> _Data lines_
------------------------------------------------
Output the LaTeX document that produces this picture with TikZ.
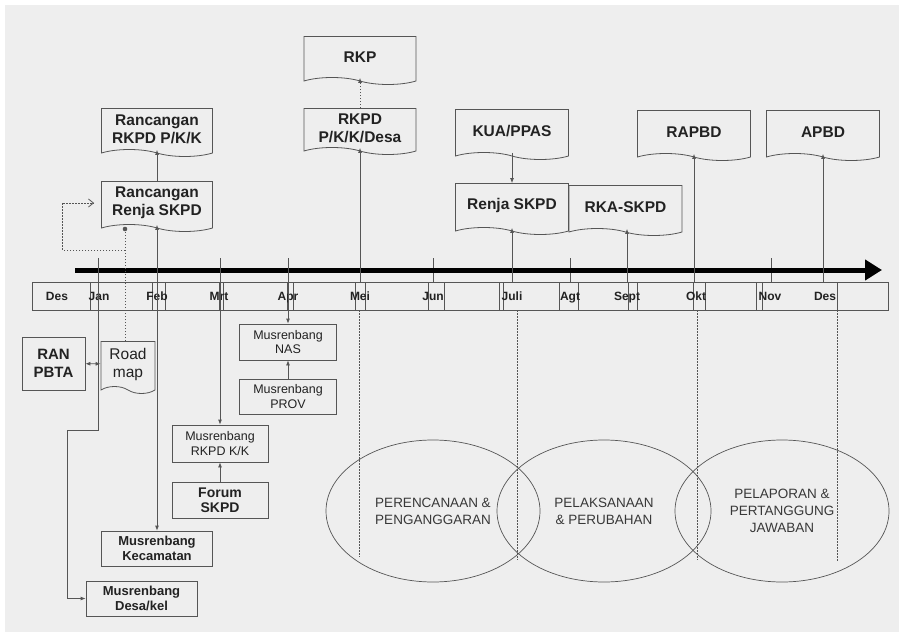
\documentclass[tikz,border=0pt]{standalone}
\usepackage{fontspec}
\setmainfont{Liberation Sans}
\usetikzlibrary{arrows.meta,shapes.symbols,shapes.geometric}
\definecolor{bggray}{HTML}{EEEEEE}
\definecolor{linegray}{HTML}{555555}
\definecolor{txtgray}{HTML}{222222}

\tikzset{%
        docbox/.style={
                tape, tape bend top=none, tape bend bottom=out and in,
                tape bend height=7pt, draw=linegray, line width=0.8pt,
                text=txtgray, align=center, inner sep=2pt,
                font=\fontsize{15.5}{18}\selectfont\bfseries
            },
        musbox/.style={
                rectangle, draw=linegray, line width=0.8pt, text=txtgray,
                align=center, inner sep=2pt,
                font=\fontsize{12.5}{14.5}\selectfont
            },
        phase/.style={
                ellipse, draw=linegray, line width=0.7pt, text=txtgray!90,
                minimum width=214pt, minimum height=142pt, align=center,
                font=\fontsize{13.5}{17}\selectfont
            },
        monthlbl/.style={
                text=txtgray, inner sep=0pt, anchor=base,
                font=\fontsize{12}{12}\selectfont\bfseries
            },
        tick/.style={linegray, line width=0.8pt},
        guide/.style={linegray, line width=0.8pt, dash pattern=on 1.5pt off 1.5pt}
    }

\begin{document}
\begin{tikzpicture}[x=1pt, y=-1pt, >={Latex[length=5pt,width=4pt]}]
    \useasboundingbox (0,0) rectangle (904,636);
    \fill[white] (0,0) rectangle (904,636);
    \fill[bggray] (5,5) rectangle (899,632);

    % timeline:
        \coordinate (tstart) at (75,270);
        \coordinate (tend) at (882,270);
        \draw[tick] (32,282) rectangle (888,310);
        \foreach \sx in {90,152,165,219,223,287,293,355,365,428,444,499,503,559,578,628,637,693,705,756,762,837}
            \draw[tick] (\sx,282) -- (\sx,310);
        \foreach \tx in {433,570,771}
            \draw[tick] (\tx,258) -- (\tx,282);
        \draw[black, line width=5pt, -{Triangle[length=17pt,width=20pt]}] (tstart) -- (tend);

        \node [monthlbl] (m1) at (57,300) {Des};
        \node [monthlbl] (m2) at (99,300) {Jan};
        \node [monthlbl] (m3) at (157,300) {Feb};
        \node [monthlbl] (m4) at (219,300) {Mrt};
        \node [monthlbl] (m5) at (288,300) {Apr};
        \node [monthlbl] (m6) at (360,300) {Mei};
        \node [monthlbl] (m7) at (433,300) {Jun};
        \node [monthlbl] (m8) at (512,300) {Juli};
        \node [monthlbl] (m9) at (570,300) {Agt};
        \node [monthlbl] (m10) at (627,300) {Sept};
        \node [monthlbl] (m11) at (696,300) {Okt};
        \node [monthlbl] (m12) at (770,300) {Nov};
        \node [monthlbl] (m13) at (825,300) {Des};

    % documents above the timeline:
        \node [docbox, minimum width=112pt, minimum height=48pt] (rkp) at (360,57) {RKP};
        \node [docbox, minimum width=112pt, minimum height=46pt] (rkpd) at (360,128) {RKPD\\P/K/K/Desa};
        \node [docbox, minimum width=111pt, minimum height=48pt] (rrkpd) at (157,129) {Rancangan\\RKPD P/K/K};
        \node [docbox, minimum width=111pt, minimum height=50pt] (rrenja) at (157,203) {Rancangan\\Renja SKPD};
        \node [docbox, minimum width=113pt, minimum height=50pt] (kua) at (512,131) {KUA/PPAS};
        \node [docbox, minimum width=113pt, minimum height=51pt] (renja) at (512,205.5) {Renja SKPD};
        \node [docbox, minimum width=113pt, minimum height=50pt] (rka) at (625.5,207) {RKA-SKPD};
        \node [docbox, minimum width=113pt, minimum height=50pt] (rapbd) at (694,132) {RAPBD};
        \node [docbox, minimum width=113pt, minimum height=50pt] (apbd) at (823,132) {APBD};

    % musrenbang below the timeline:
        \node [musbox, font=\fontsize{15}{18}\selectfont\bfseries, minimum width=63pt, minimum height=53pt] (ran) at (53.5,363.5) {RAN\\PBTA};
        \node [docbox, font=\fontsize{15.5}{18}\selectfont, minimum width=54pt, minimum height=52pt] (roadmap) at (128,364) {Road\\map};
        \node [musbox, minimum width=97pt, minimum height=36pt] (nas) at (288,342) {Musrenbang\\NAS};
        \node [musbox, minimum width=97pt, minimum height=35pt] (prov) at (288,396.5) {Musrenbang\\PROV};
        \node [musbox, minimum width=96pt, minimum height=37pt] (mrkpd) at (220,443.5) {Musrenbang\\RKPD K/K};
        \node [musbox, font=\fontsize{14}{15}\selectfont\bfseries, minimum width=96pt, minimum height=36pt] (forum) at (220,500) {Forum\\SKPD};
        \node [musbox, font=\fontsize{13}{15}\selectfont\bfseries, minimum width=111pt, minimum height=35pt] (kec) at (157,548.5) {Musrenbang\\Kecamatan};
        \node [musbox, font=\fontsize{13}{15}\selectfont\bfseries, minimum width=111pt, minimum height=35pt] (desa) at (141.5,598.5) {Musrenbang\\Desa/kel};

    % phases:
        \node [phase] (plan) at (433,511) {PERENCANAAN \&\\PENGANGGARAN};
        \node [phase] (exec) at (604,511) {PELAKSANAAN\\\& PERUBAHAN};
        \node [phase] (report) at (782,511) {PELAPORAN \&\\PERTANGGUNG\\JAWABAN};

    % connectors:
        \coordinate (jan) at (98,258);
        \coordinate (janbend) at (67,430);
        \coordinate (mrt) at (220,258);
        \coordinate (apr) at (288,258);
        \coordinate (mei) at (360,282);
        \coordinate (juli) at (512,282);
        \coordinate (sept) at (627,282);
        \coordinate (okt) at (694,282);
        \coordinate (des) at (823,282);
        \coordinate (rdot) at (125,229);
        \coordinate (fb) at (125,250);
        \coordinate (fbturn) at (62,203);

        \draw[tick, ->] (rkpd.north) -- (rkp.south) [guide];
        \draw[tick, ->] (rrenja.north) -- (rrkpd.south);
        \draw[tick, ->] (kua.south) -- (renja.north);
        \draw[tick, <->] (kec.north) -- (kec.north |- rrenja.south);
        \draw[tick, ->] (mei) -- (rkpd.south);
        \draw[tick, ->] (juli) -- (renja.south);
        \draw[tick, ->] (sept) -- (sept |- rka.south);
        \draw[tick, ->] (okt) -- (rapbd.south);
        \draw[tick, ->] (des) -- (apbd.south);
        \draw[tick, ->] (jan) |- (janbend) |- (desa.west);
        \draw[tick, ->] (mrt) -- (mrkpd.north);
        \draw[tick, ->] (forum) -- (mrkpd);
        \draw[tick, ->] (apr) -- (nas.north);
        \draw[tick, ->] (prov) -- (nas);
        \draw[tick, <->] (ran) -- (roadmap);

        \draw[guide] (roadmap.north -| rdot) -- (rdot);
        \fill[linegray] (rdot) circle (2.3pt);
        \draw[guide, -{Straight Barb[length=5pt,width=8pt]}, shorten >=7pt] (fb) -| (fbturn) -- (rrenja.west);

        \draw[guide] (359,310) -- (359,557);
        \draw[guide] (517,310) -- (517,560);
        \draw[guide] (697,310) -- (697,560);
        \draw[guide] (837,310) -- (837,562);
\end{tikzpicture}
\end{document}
------------------------------------------------
> _Written request_
Repeat the data above exactly, but not the pictures.

> _Complete response_
Output the LaTeX document that produces this picture with TikZ.
\documentclass[tikz,border=0pt]{standalone}
\usepackage{fontspec}
\setmainfont{Liberation Sans}
\usetikzlibrary{arrows.meta,shapes.symbols,shapes.geometric}
\definecolor{bggray}{HTML}{EEEEEE}
\definecolor{linegray}{HTML}{555555}
\definecolor{txtgray}{HTML}{222222}

\tikzset{%
        docbox/.style={
                tape, tape bend top=none, tape bend bottom=out and in,
                tape bend height=7pt, draw=linegray, line width=0.8pt,
                text=txtgray, align=center, inner sep=2pt,
                font=\fontsize{15.5}{18}\selectfont\bfseries
            },
        musbox/.style={
                rectangle, draw=linegray, line width=0.8pt, text=txtgray,
                align=center, inner sep=2pt,
                font=\fontsize{12.5}{14.5}\selectfont
            },
        phase/.style={
                ellipse, draw=linegray, line width=0.7pt, text=txtgray!90,
                minimum width=214pt, minimum height=142pt, align=center,
                font=\fontsize{13.5}{17}\selectfont
            },
        monthlbl/.style={
                text=txtgray, inner sep=0pt, anchor=base,
                font=\fontsize{12}{12}\selectfont\bfseries
            },
        tick/.style={linegray, line width=0.8pt},
        guide/.style={linegray, line width=0.8pt, dash pattern=on 1.5pt off 1.5pt}
    }

\begin{document}
\begin{tikzpicture}[x=1pt, y=-1pt, >={Latex[length=5pt,width=4pt]}]
    \useasboundingbox (0,0) rectangle (904,636);
    \fill[white] (0,0) rectangle (904,636);
    \fill[bggray] (5,5) rectangle (899,632);

    % timeline:
        \coordinate (tstart) at (75,270);
        \coordinate (tend) at (882,270);
        \draw[tick] (32,282) rectangle (888,310);
        \foreach \sx in {90,152,165,219,223,287,293,355,365,428,444,499,503,559,578,628,637,693,705,756,762,837}
            \draw[tick] (\sx,282) -- (\sx,310);
        \foreach \tx in {433,570,771}
            \draw[tick] (\tx,258) -- (\tx,282);
        \draw[black, line width=5pt, -{Triangle[length=17pt,width=20pt]}] (tstart) -- (tend);

        \node [monthlbl] (m1) at (57,300) {Des};
        \node [monthlbl] (m2) at (99,300) {Jan};
        \node [monthlbl] (m3) at (157,300) {Feb};
        \node [monthlbl] (m4) at (219,300) {Mrt};
        \node [monthlbl] (m5) at (288,300) {Apr};
        \node [monthlbl] (m6) at (360,300) {Mei};
        \node [monthlbl] (m7) at (433,300) {Jun};
        \node [monthlbl] (m8) at (512,300) {Juli};
        \node [monthlbl] (m9) at (570,300) {Agt};
        \node [monthlbl] (m10) at (627,300) {Sept};
        \node [monthlbl] (m11) at (696,300) {Okt};
        \node [monthlbl] (m12) at (770,300) {Nov};
        \node [monthlbl] (m13) at (825,300) {Des};

    % documents above the timeline:
        \node [docbox, minimum width=112pt, minimum height=48pt] (rkp) at (360,57) {RKP};
        \node [docbox, minimum width=112pt, minimum height=46pt] (rkpd) at (360,128) {RKPD\\P/K/K/Desa};
        \node [docbox, minimum width=111pt, minimum height=48pt] (rrkpd) at (157,129) {Rancangan\\RKPD P/K/K};
        \node [docbox, minimum width=111pt, minimum height=50pt] (rrenja) at (157,203) {Rancangan\\Renja SKPD};
        \node [docbox, minimum width=113pt, minimum height=50pt] (kua) at (512,131) {KUA/PPAS};
        \node [docbox, minimum width=113pt, minimum height=51pt] (renja) at (512,205.5) {Renja SKPD};
        \node [docbox, minimum width=113pt, minimum height=50pt] (rka) at (625.5,207) {RKA-SKPD};
        \node [docbox, minimum width=113pt, minimum height=50pt] (rapbd) at (694,132) {RAPBD};
        \node [docbox, minimum width=113pt, minimum height=50pt] (apbd) at (823,132) {APBD};

    % musrenbang below the timeline:
        \node [musbox, font=\fontsize{15}{18}\selectfont\bfseries, minimum width=63pt, minimum height=53pt] (ran) at (53.5,363.5) {RAN\\PBTA};
        \node [docbox, font=\fontsize{15.5}{18}\selectfont, minimum width=54pt, minimum height=52pt] (roadmap) at (128,364) {Road\\map};
        \node [musbox, minimum width=97pt, minimum height=36pt] (nas) at (288,342) {Musrenbang\\NAS};
        \node [musbox, minimum width=97pt, minimum height=35pt] (prov) at (288,396.5) {Musrenbang\\PROV};
        \node [musbox, minimum width=96pt, minimum height=37pt] (mrkpd) at (220,443.5) {Musrenbang\\RKPD K/K};
        \node [musbox, font=\fontsize{14}{15}\selectfont\bfseries, minimum width=96pt, minimum height=36pt] (forum) at (220,500) {Forum\\SKPD};
        \node [musbox, font=\fontsize{13}{15}\selectfont\bfseries, minimum width=111pt, minimum height=35pt] (kec) at (157,548.5) {Musrenbang\\Kecamatan};
        \node [musbox, font=\fontsize{13}{15}\selectfont\bfseries, minimum width=111pt, minimum height=35pt] (desa) at (141.5,598.5) {Musrenbang\\Desa/kel};

    % phases:
        \node [phase] (plan) at (433,511) {PERENCANAAN \&\\PENGANGGARAN};
        \node [phase] (exec) at (604,511) {PELAKSANAAN\\\& PERUBAHAN};
        \node [phase] (report) at (782,511) {PELAPORAN \&\\PERTANGGUNG\\JAWABAN};

    % connectors:
        \coordinate (jan) at (98,258);
        \coordinate (janbend) at (67,430);
        \coordinate (mrt) at (220,258);
        \coordinate (apr) at (288,258);
        \coordinate (mei) at (360,282);
        \coordinate (juli) at (512,282);
        \coordinate (sept) at (627,282);
        \coordinate (okt) at (694,282);
        \coordinate (des) at (823,282);
        \coordinate (rdot) at (125,229);
        \coordinate (fb) at (125,250);
        \coordinate (fbturn) at (62,203);

        \draw[tick, ->] (rkpd.north) -- (rkp.south) [guide];
        \draw[tick, ->] (rrenja.north) -- (rrkpd.south);
        \draw[tick, ->] (kua.south) -- (renja.north);
        \draw[tick, <->] (kec.north) -- (kec.north |- rrenja.south);
        \draw[tick, ->] (mei) -- (rkpd.south);
        \draw[tick, ->] (juli) -- (renja.south);
        \draw[tick, ->] (sept) -- (sept |- rka.south);
        \draw[tick, ->] (okt) -- (rapbd.south);
        \draw[tick, ->] (des) -- (apbd.south);
        \draw[tick, ->] (jan) |- (janbend) |- (desa.west);
        \draw[tick, ->] (mrt) -- (mrkpd.north);
        \draw[tick, ->] (forum) -- (mrkpd);
        \draw[tick, ->] (apr) -- (nas.north);
        \draw[tick, ->] (prov) -- (nas);
        \draw[tick, <->] (ran) -- (roadmap);

        \draw[guide] (roadmap.north -| rdot) -- (rdot);
        \fill[linegray] (rdot) circle (2.3pt);
        \draw[guide, -{Straight Barb[length=5pt,width=8pt]}, shorten >=7pt] (fb) -| (fbturn) -- (rrenja.west);

        \draw[guide] (359,310) -- (359,557);
        \draw[guide] (517,310) -- (517,560);
        \draw[guide] (697,310) -- (697,560);
        \draw[guide] (837,310) -- (837,562);
\end{tikzpicture}
\end{document}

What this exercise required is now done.